◆ **DATASET ROWS**:
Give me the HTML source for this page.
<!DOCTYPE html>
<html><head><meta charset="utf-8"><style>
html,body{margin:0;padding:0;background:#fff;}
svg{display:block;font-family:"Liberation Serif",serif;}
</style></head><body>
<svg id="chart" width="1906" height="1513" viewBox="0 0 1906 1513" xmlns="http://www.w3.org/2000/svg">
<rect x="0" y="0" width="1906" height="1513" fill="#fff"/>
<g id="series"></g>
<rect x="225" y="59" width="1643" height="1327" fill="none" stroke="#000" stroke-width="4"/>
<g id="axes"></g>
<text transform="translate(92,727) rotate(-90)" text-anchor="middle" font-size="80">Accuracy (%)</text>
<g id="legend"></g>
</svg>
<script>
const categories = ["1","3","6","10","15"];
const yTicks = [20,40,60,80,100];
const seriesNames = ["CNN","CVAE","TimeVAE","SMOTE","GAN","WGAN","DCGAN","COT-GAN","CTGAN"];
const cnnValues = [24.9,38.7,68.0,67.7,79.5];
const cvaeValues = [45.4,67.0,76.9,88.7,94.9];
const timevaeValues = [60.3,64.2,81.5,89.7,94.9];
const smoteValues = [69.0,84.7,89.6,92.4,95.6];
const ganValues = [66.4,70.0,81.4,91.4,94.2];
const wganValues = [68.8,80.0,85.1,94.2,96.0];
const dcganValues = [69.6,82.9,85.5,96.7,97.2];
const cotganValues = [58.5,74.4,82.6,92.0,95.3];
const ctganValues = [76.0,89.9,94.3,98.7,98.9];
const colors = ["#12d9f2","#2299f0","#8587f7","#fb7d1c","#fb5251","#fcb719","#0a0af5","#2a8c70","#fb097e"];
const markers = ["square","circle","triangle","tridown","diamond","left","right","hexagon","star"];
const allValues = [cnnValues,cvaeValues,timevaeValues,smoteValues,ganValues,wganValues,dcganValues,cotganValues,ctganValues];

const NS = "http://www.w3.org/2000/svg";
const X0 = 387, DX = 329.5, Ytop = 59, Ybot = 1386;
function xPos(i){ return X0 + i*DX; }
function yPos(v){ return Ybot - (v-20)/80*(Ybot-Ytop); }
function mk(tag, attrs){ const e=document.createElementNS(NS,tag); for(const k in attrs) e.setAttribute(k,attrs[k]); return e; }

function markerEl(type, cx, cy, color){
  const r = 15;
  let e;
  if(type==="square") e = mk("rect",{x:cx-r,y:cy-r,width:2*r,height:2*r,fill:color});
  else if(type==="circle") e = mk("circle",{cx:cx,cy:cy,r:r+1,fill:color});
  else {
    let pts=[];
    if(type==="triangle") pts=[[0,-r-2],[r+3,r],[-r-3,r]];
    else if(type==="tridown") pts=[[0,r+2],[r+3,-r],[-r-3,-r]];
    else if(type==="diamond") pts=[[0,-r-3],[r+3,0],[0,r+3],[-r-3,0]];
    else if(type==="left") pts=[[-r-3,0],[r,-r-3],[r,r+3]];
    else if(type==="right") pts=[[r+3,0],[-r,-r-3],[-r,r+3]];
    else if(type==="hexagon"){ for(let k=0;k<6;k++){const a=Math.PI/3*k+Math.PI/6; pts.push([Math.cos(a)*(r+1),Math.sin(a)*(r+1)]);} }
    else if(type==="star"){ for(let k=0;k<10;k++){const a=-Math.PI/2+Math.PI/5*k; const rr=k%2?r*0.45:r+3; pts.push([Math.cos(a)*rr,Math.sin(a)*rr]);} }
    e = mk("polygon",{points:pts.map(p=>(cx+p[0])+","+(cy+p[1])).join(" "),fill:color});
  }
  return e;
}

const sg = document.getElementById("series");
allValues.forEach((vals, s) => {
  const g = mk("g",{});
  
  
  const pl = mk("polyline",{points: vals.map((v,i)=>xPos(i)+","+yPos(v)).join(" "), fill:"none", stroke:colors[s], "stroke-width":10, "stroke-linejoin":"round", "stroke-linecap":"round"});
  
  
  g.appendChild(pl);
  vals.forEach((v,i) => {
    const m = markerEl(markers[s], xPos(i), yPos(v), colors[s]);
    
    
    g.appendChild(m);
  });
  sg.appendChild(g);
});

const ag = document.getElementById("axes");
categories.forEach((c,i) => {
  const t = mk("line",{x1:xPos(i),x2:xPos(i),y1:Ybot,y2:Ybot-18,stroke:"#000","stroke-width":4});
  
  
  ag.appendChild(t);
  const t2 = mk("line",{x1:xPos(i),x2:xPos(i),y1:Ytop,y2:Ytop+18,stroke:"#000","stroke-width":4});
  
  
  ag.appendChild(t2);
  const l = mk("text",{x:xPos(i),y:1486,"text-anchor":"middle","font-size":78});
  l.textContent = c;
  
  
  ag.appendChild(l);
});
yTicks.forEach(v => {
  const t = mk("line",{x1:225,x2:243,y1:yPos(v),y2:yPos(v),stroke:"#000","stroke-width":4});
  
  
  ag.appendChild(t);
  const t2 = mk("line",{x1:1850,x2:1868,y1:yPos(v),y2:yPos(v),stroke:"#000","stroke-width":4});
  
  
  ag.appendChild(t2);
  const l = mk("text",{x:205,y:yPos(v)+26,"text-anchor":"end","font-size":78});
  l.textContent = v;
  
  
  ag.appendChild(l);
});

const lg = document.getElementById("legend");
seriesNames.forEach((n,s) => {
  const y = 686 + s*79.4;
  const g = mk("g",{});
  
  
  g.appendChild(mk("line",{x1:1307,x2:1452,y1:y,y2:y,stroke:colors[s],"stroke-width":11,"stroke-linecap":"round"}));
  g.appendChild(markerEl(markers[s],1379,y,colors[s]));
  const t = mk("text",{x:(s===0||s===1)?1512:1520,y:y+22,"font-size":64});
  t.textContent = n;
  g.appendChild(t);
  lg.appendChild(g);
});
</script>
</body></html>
* * *
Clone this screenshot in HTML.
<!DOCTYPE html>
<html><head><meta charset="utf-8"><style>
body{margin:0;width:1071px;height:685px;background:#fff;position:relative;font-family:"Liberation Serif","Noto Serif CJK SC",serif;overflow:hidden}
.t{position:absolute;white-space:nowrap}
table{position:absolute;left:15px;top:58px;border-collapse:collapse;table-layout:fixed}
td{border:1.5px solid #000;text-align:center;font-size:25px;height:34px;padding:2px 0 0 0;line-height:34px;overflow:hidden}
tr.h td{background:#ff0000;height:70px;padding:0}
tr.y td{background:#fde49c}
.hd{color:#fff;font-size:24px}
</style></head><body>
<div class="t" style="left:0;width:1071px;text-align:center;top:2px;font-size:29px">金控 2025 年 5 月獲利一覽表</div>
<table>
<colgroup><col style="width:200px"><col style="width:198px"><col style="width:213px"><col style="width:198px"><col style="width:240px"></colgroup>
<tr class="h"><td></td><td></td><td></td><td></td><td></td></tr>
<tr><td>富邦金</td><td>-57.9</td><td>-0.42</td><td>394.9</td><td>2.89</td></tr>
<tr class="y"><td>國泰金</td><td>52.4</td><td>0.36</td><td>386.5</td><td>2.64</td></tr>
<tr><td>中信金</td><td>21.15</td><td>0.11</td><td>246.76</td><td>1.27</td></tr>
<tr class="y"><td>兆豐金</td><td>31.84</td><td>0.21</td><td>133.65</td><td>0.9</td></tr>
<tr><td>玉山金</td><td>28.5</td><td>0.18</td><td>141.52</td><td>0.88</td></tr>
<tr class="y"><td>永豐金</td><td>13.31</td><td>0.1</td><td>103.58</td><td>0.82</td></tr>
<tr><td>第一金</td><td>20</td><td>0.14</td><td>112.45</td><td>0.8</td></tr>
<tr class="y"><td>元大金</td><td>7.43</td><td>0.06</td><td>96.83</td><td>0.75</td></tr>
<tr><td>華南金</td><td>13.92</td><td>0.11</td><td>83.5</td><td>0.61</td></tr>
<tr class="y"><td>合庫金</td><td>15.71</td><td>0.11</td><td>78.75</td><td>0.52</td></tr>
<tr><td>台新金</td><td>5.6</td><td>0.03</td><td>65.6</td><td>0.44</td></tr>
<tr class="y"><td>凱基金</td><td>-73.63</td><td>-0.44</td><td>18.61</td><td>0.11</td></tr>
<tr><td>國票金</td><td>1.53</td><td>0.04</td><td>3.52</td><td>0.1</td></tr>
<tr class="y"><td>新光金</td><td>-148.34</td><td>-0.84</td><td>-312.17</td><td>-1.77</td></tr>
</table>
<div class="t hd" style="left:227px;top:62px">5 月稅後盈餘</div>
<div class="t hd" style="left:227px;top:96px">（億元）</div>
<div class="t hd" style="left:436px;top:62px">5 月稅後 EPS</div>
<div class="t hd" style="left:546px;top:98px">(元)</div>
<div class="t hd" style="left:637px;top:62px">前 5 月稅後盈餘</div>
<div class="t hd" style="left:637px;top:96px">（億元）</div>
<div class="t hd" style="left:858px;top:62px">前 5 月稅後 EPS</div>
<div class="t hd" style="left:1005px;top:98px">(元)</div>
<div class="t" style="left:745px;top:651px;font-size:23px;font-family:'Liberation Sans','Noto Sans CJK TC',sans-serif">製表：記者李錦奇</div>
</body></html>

◆ **TASK DESCRIPTION**: List the lines of the entries that include "this".

◆ **EXERCISE RESULT**:
Give me the HTML source for this page.
Clone this screenshot in HTML.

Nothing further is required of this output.